Brexit fails to stop rents hitting record high


Rents surged to a new record high in July, with no signs of a post-Brexit vote slowdown, according to an index.

Across England and Wales, the typical monthly private sector rent reached £846, the highest amount since the study from lettings agent Your Move started in 2008.

July's figure is 5.2% higher than a year earlier and a £36 jump on the average rent of £810 recorded in June 2016, suggesting the decision to leave the EU has had no effect so far on pushing rents downwards, the report said.

The increase in rents also comes despite a wave of rental properties being snapped up by landlords earlier this year, ahead of a stamp duty hike for buy-to-let investors which was imposed from April 1. The extra properties bought up could have helped to widen the choice of rental homes for some tenants.
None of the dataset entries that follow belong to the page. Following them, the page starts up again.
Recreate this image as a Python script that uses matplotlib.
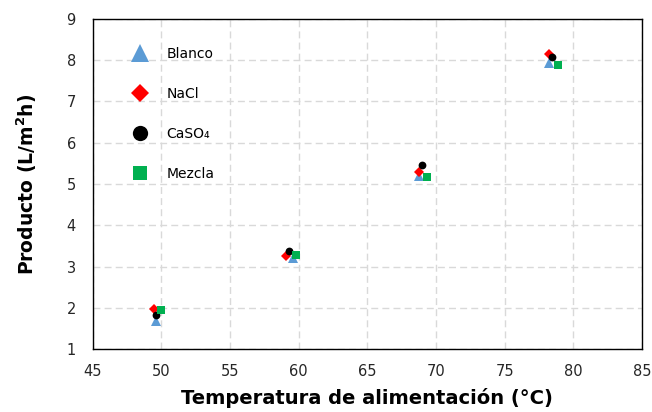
import matplotlib
matplotlib.use("Agg")
import matplotlib.pyplot as plt
from matplotlib.lines import Line2D

# Feed temperature (°C) and product flux (L/m²h) for each feed solution
temp_blanco = [49.62, 59.60, 68.79, 78.23]
prod_blanco = [1.68, 3.20, 5.20, 7.94]

temp_nacl = [49.45, 59.06, 68.79, 78.25]
prod_nacl = [1.96, 3.25, 5.30, 8.15]

temp_caso4 = [49.60, 59.30, 69.00, 78.47]
prod_caso4 = [1.82, 3.38, 5.46, 8.09]

temp_mezcla = [49.97, 59.79, 69.32, 78.86]
prod_mezcla = [1.95, 3.28, 5.16, 7.88]

series_labels = ["Blanco", "NaCl", "CaSO₄", "Mezcla"]
x_ticks = [45, 50, 55, 60, 65, 70, 75, 80, 85]
y_ticks = [1, 2, 3, 4, 5, 6, 7, 8, 9]

blue = "#5B9BD5"
red = "#FF0000"
black = "#000000"
green = "#00B050"

fig = plt.figure(figsize=(6.52, 4.12), dpi=100)
ax = fig.add_axes([0.1419, 0.1529, 0.8428, 0.8010])

styles = [
    (temp_blanco, prod_blanco, "^", blue, 7.5),
    (temp_nacl, prod_nacl, "D", red, 5.2),
    (temp_caso4, prod_caso4, "o", black, 5.6),
    (temp_mezcla, prod_mezcla, "s", green, 5.4),
]
for x, y, m, c, s in styles:
    ax.plot(x, y, linestyle="none", marker=m, color=c, markersize=s,
            markeredgewidth=0, zorder=3)

ax.set_xlim(45, 85)
ax.set_ylim(1, 9)
ax.set_xticks(x_ticks)
ax.set_yticks(y_ticks)
ax.tick_params(axis="x", length=0, labelsize=10.5, pad=11)
ax.tick_params(axis="y", length=0, labelsize=10.5, pad=12)
for lab in ax.get_xticklabels() + ax.get_yticklabels():
    lab.set_color("#262626")

ax.grid(True, color="#D9D9D9", linestyle=(0, (5, 3)), linewidth=1.0)
ax.set_axisbelow(True)
for sp in ax.spines.values():
    sp.set_color("#000000")
    sp.set_linewidth(1.0)

ax.set_xlabel("Temperatura de alimentación (°C)", fontsize=14,
              fontweight="bold", labelpad=6)
ax.set_ylabel("Producto (L/m$^\\mathbf{2}$h)", fontsize=13.5,
              fontweight="bold", labelpad=20)

handles = [
    Line2D([], [], linestyle="none", marker="^", color=blue, markersize=13,
           markeredgewidth=0),
    Line2D([], [], linestyle="none", marker="D", color=red, markersize=9.5,
           markeredgewidth=0),
    Line2D([], [], linestyle="none", marker="o", color=black, markersize=11,
           markeredgewidth=0),
    Line2D([], [], linestyle="none", marker="s", color=green, markersize=10.5,
           markeredgewidth=0),
]
ax.legend(handles, series_labels, loc="upper left",
          bbox_to_anchor=(0.045, 0.953), frameon=False, fontsize=10,
          labelspacing=1.87, handletextpad=1.15, handlelength=1.5)

fig.savefig("out.png", dpi=100)
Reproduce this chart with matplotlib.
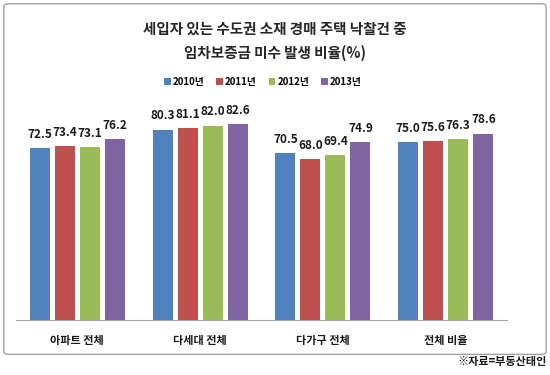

Adrian Gill, director of Your Move, said: "The UK's vote to leave the European Union has not caused any immediate change in the rental market, although we must wait for longer term trends to develop."

Growth in rents in the South East of England was particularly strong, with the typical monthly rent now standing at £924 - 14.9% higher than a year ago.

Mr Gill said: "The South East was home to the biggest leap in rents, with many Londoners moving further afield in an attempt to escape high rents in the capital."

London has the highest average monthly rents, at £1,273. In Wales, the average rent now stands at £618.

Tenants' finances worsened in July, with 9% of tenancies having arrears of a day or more, up from 8.4% in June.

But the proportion of tenants in arrears remains well below a high of 14.6% recorded in February 2010.

The report, which is compiled in partnership with the Centre for Economics and Business Research (Cebr) is based on analysis of around 20,000 properties across England and Wales.